## [Information supplied]
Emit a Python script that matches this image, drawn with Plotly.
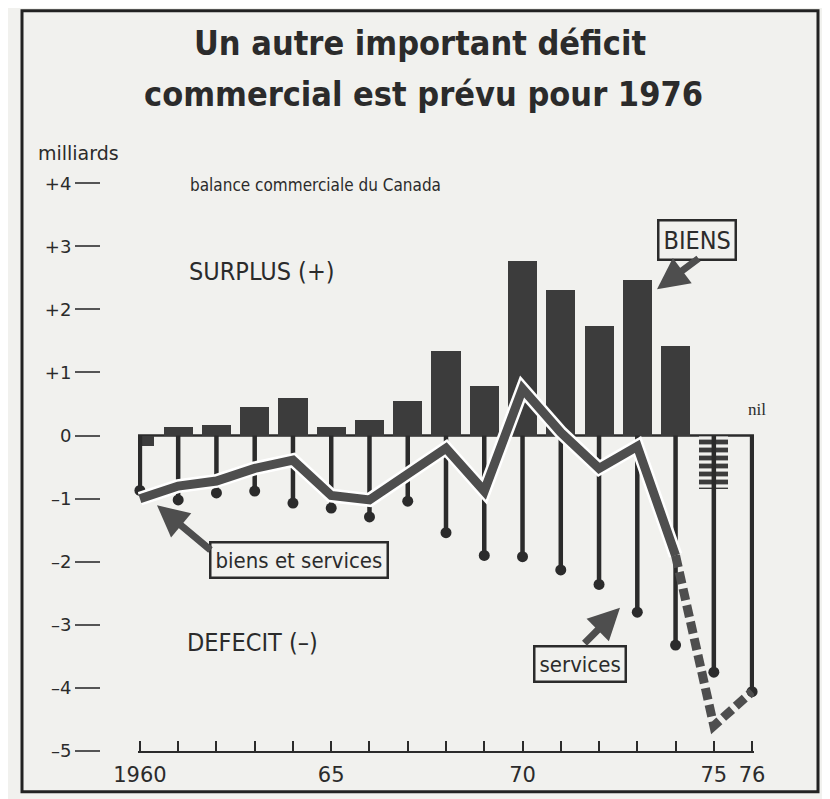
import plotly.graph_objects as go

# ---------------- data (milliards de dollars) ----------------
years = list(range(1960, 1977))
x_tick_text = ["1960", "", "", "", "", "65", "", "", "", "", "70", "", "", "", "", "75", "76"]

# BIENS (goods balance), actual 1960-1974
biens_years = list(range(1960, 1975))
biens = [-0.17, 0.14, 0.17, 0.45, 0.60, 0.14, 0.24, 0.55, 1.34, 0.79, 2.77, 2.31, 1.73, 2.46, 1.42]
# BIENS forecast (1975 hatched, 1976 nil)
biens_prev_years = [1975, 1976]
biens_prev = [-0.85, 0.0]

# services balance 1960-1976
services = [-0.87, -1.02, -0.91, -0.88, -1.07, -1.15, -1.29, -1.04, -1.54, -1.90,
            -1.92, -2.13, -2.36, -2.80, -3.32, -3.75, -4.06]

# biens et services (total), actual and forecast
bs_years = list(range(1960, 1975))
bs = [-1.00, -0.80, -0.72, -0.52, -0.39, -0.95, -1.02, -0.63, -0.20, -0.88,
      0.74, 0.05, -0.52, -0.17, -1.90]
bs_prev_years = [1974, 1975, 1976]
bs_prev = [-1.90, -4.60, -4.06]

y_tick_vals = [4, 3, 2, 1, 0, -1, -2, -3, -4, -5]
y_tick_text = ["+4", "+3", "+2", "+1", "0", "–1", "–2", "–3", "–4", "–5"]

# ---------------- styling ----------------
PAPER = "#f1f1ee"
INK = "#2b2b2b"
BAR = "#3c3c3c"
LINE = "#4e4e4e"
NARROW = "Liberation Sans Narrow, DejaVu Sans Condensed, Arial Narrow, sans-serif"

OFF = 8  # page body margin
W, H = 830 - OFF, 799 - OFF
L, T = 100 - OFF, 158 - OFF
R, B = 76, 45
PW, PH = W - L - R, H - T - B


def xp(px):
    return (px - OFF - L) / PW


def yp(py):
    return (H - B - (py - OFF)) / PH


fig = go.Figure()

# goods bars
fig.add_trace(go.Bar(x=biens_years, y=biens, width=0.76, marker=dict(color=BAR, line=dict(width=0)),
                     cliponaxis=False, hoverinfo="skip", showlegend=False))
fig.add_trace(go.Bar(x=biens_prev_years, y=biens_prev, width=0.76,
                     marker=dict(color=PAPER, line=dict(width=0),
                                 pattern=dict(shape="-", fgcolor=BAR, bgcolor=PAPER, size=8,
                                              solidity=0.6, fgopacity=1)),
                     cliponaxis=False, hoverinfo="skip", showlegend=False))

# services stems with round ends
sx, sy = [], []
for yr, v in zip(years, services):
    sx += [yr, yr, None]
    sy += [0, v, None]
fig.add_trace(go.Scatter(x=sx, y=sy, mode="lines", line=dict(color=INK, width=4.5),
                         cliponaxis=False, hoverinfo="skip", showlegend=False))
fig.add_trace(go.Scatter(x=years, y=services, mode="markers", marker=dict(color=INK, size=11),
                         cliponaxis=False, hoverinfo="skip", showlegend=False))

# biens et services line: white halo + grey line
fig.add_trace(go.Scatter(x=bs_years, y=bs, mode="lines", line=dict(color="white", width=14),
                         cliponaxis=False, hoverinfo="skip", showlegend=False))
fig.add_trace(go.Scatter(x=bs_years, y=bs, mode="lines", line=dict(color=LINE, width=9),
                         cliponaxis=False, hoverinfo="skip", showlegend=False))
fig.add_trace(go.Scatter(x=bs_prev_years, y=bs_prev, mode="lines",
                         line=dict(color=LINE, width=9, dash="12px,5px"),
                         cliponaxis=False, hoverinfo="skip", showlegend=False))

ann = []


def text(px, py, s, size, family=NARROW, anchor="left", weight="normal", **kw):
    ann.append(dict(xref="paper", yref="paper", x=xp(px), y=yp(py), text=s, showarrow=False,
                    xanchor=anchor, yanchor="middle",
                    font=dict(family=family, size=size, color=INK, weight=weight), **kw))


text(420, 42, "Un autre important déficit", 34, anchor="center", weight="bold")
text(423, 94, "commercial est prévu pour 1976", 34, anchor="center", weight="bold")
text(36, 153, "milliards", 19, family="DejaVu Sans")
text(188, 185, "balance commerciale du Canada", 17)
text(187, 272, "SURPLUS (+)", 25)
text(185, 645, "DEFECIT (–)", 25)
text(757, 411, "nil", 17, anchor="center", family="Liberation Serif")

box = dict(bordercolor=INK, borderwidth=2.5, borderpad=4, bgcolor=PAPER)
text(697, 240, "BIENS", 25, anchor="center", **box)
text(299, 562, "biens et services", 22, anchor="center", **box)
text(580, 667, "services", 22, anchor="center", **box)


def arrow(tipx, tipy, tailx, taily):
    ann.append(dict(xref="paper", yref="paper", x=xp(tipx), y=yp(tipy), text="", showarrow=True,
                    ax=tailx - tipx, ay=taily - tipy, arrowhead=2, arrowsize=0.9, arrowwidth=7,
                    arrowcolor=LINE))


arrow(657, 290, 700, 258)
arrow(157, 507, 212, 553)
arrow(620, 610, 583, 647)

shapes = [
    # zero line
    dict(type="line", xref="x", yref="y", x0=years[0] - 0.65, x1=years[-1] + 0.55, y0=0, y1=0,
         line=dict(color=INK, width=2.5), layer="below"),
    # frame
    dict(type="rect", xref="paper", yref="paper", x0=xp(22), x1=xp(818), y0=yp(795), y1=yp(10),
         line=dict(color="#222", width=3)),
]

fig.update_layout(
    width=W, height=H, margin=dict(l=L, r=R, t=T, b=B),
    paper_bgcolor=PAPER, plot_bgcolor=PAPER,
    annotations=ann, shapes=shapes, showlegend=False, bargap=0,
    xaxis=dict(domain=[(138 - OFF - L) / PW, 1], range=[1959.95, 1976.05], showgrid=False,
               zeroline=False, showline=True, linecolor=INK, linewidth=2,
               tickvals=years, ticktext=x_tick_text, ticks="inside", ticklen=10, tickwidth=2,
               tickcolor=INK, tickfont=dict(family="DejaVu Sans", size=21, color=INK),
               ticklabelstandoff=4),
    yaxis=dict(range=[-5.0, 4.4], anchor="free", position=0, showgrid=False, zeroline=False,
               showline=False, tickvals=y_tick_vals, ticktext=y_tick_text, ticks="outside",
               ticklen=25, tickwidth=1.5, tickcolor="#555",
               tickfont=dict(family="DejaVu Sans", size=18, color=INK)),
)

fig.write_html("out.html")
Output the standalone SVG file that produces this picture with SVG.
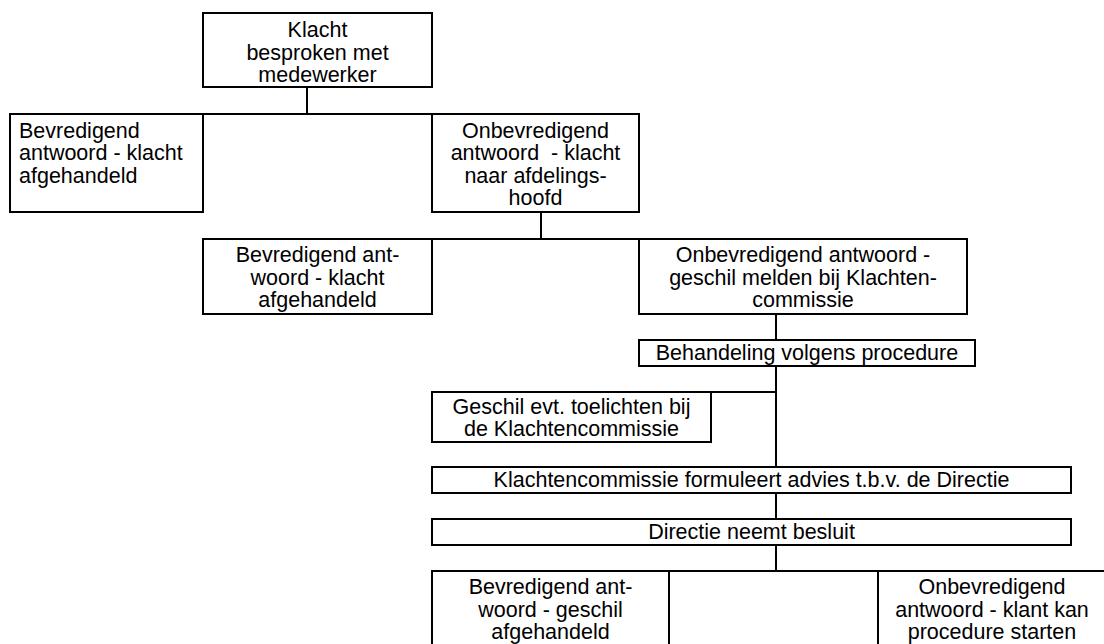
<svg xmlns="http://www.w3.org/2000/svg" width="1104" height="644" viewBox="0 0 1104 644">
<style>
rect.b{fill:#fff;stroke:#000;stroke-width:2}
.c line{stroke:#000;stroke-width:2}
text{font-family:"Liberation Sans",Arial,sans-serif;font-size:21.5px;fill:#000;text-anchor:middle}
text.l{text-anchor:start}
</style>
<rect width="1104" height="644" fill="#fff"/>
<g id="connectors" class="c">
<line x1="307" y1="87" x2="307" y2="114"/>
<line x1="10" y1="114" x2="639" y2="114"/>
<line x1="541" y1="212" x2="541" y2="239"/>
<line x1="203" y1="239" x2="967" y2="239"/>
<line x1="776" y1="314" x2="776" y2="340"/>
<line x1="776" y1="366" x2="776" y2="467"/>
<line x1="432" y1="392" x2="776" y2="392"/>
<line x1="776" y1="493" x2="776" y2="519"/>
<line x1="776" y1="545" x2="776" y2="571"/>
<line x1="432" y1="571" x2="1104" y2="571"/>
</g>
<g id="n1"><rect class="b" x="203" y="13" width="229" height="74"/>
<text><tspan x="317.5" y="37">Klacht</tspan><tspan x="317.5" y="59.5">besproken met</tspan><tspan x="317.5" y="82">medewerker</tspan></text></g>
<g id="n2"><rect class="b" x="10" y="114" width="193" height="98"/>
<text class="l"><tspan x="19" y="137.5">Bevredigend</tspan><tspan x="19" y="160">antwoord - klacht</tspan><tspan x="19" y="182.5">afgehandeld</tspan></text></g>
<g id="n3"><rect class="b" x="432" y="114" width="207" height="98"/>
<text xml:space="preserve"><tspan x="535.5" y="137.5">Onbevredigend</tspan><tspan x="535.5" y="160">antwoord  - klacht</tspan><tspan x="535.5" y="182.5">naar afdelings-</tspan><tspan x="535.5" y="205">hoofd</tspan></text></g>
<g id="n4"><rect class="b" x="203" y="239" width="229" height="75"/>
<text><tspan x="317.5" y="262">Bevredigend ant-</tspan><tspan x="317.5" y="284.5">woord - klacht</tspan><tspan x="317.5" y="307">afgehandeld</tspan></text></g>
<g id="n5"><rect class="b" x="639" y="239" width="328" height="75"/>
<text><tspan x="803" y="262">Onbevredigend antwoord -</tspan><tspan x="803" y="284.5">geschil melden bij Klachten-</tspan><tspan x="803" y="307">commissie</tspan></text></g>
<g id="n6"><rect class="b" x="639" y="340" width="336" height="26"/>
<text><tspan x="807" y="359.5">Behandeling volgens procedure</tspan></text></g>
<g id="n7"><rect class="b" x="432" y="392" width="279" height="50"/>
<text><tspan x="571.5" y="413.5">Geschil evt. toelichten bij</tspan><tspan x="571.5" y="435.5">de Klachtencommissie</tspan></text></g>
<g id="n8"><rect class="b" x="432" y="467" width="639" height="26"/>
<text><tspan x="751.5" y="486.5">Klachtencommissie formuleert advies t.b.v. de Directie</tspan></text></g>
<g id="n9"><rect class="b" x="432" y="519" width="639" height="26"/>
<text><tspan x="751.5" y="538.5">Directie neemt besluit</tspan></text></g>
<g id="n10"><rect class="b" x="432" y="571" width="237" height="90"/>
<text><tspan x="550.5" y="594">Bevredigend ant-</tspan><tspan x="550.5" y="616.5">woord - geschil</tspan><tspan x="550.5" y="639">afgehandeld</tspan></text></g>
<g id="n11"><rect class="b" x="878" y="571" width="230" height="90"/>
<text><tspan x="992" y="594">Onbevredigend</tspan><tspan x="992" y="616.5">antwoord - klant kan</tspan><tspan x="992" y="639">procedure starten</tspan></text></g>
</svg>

## [What the task requires]
Restate the data word for word from its first line through the line with "bs_prev = [-1.90, -4.60, -4.06]", leaving out any picture along the way.

## [Result of the exercise]
Emit a Python script that matches this image, drawn with Plotly.
import plotly.graph_objects as go

# ---------------- data (milliards de dollars) ----------------
years = list(range(1960, 1977))
x_tick_text = ["1960", "", "", "", "", "65", "", "", "", "", "70", "", "", "", "", "75", "76"]

# BIENS (goods balance), actual 1960-1974
biens_years = list(range(1960, 1975))
biens = [-0.17, 0.14, 0.17, 0.45, 0.60, 0.14, 0.24, 0.55, 1.34, 0.79, 2.77, 2.31, 1.73, 2.46, 1.42]
# BIENS forecast (1975 hatched, 1976 nil)
biens_prev_years = [1975, 1976]
biens_prev = [-0.85, 0.0]

# services balance 1960-1976
services = [-0.87, -1.02, -0.91, -0.88, -1.07, -1.15, -1.29, -1.04, -1.54, -1.90,
            -1.92, -2.13, -2.36, -2.80, -3.32, -3.75, -4.06]

# biens et services (total), actual and forecast
bs_years = list(range(1960, 1975))
bs = [-1.00, -0.80, -0.72, -0.52, -0.39, -0.95, -1.02, -0.63, -0.20, -0.88,
      0.74, 0.05, -0.52, -0.17, -1.90]
bs_prev_years = [1974, 1975, 1976]
bs_prev = [-1.90, -4.60, -4.06]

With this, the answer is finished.